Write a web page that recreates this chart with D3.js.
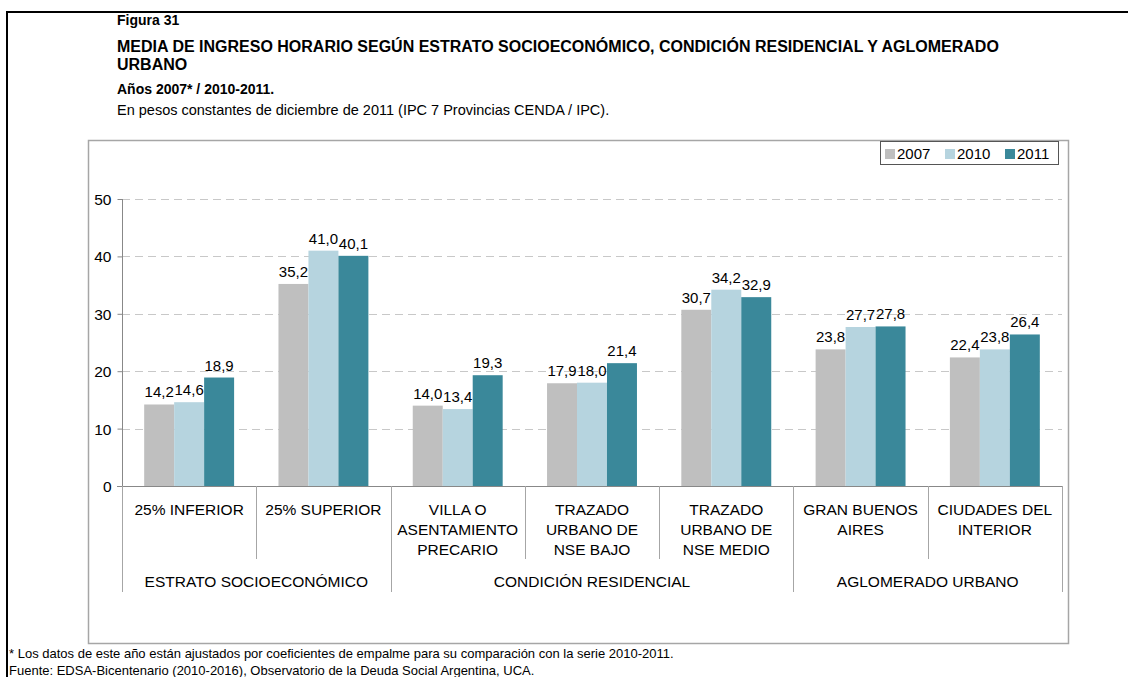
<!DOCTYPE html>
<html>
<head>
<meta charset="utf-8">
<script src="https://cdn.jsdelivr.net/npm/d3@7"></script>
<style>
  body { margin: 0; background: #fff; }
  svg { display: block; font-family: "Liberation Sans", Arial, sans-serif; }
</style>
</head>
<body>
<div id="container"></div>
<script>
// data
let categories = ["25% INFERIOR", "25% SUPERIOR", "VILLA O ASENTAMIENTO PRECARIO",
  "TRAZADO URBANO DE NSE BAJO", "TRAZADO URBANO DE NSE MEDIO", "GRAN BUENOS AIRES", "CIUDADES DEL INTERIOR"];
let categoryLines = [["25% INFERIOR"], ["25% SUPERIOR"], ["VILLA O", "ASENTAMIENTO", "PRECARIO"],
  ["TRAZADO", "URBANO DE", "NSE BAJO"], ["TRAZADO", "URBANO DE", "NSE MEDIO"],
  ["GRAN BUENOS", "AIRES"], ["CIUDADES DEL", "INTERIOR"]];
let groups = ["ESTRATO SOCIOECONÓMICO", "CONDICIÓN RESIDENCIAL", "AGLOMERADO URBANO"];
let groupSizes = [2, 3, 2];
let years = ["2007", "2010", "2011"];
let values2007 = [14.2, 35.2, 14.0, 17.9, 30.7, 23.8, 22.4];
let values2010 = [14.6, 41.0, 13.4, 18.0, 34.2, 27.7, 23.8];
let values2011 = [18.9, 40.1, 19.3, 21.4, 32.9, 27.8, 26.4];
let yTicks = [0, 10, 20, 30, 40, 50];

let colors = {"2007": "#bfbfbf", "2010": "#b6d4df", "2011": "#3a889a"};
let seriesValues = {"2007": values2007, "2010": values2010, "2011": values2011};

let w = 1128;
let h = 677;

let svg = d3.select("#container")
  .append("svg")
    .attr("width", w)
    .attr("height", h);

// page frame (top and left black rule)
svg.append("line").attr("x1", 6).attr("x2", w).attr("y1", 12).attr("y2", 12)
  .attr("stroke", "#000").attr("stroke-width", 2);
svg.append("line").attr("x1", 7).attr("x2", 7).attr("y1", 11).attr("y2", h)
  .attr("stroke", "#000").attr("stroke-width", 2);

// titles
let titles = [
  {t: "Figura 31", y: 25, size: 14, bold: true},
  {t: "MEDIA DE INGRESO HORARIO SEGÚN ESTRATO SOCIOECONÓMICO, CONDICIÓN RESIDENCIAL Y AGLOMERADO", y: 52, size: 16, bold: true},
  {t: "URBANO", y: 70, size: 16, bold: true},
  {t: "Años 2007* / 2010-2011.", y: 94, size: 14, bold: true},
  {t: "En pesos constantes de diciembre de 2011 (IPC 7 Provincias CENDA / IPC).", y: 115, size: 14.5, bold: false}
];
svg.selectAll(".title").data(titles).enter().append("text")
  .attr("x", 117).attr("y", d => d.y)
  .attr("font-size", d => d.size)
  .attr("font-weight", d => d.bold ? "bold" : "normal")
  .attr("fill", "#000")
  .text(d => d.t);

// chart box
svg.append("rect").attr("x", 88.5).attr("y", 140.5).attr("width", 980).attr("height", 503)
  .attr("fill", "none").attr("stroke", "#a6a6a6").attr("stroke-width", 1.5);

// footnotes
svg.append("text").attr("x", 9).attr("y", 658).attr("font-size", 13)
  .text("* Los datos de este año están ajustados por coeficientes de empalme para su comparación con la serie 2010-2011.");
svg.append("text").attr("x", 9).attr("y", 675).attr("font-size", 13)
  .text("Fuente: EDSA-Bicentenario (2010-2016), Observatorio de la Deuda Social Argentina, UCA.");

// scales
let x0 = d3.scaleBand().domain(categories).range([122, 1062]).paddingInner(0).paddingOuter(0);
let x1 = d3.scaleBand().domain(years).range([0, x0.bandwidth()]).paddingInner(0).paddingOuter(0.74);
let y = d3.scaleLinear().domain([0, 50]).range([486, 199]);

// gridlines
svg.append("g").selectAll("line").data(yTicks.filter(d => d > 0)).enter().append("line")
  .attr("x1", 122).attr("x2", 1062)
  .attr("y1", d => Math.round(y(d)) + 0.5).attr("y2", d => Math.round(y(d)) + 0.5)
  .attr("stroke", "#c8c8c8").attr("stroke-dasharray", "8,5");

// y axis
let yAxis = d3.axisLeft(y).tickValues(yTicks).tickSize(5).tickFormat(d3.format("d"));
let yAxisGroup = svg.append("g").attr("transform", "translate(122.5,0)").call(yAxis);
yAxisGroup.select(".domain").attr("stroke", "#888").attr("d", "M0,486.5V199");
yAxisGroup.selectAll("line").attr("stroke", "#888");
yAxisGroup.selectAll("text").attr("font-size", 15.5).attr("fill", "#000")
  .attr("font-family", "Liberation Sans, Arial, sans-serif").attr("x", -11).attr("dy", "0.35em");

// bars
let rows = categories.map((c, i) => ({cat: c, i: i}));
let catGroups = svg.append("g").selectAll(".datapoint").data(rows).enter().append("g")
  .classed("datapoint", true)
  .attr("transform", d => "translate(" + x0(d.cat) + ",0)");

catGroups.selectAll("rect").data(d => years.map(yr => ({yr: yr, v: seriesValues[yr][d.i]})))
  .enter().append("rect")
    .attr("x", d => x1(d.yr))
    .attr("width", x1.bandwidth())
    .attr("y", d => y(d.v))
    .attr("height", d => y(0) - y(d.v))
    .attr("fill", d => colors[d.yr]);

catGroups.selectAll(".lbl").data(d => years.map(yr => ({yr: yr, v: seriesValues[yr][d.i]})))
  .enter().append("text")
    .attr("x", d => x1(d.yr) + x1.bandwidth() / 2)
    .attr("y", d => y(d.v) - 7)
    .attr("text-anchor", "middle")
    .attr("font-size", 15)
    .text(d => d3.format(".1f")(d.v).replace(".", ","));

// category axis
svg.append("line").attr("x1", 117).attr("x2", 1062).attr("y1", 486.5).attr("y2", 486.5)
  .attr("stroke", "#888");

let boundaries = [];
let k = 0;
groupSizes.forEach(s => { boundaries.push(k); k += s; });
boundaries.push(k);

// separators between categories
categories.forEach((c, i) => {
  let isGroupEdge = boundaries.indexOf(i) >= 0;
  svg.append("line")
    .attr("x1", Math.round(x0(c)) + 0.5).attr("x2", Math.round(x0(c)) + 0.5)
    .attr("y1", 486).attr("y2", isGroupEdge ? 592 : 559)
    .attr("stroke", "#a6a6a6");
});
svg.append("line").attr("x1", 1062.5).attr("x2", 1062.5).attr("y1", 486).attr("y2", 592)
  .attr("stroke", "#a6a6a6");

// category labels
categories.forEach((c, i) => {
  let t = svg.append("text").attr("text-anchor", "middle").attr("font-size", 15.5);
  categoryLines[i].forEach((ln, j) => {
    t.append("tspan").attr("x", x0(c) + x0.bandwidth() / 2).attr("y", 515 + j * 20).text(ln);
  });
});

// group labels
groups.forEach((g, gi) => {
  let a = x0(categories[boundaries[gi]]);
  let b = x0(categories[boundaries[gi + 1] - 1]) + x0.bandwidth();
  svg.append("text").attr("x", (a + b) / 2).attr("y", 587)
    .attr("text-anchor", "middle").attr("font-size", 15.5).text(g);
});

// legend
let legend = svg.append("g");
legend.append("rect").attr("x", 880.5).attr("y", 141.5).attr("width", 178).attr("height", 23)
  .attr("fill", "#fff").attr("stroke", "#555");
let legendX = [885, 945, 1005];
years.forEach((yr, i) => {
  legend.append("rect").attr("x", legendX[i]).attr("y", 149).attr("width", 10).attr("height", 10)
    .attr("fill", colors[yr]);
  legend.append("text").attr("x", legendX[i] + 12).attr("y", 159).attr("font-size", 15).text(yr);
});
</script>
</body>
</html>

........

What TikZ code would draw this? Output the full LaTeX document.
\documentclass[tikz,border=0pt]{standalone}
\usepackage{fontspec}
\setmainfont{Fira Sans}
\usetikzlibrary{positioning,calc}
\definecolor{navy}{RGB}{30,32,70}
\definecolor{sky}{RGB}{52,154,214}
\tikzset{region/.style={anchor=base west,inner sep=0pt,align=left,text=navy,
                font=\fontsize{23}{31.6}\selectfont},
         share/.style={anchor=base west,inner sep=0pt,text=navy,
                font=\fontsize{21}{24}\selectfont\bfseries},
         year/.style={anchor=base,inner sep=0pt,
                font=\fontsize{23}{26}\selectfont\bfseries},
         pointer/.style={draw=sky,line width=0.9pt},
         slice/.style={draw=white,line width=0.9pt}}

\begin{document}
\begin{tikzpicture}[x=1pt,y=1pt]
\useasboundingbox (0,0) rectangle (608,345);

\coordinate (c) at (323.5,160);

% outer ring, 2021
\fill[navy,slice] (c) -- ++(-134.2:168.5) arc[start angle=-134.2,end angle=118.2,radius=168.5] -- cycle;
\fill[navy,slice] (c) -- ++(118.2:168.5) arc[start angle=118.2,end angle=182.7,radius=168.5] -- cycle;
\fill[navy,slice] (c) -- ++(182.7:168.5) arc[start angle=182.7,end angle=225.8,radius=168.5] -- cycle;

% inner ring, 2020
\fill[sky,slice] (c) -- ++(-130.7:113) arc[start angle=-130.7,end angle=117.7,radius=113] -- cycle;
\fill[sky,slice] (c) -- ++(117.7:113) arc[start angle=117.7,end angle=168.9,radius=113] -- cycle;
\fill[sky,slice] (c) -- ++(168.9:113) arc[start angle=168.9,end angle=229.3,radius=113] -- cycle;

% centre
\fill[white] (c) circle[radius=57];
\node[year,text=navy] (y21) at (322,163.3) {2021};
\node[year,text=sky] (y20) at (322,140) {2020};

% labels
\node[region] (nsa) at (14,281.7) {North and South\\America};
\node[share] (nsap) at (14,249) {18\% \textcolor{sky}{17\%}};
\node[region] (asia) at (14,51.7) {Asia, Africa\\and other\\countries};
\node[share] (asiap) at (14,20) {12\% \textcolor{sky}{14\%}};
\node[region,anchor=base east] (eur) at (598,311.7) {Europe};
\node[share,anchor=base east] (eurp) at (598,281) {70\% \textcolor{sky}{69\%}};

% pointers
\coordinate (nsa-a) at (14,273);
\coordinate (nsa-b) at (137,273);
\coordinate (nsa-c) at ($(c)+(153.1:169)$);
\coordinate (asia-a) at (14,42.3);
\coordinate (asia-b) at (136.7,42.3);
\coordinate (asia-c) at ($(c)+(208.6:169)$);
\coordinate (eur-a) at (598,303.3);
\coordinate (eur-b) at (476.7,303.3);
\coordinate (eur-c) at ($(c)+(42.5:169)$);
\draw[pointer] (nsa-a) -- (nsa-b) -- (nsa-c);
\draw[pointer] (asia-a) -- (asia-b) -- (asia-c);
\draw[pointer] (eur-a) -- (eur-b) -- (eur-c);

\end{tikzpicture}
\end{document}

........

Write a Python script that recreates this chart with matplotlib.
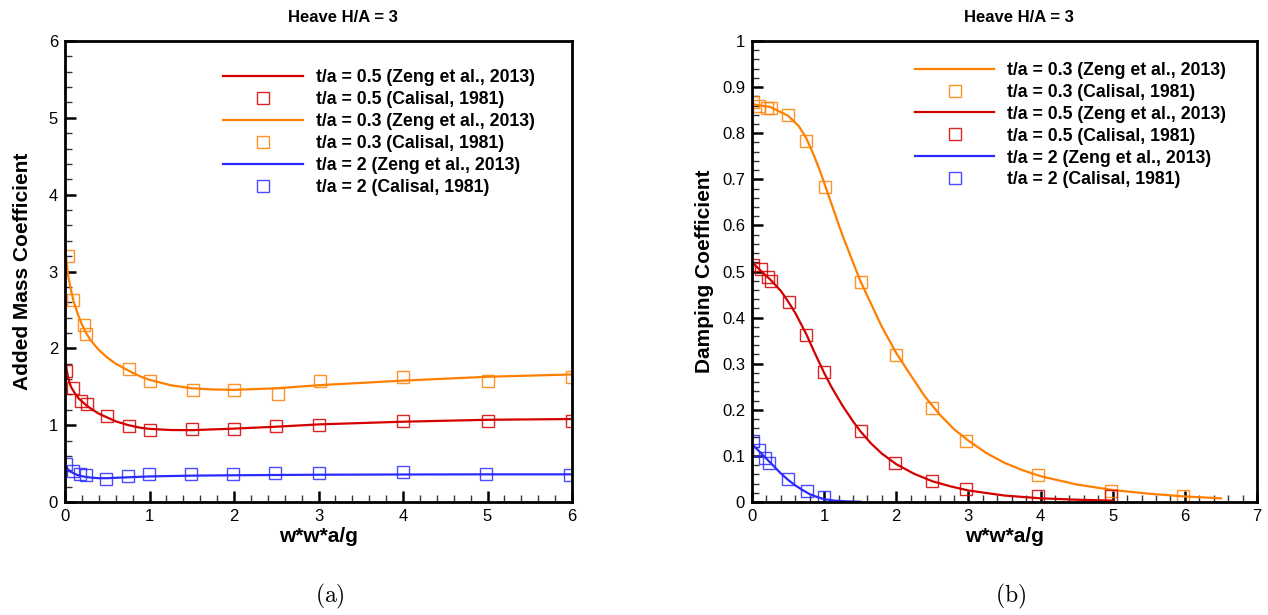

........

TASK PROMPT. Retype the entries above exactly, but only from the line containing "What TikZ code" through the line containing "(c) at (323.5,160);", both included.

SOLUTION FOR THIS PROBLEM.
What TikZ code would draw this? Output the full LaTeX document.
\documentclass[tikz,border=0pt]{standalone}
\usepackage{fontspec}
\setmainfont{Fira Sans}
\usetikzlibrary{positioning,calc}
\definecolor{navy}{RGB}{30,32,70}
\definecolor{sky}{RGB}{52,154,214}
\tikzset{region/.style={anchor=base west,inner sep=0pt,align=left,text=navy,
                font=\fontsize{23}{31.6}\selectfont},
         share/.style={anchor=base west,inner sep=0pt,text=navy,
                font=\fontsize{21}{24}\selectfont\bfseries},
         year/.style={anchor=base,inner sep=0pt,
                font=\fontsize{23}{26}\selectfont\bfseries},
         pointer/.style={draw=sky,line width=0.9pt},
         slice/.style={draw=white,line width=0.9pt}}

\begin{document}
\begin{tikzpicture}[x=1pt,y=1pt]
\useasboundingbox (0,0) rectangle (608,345);

\coordinate (c) at (323.5,160);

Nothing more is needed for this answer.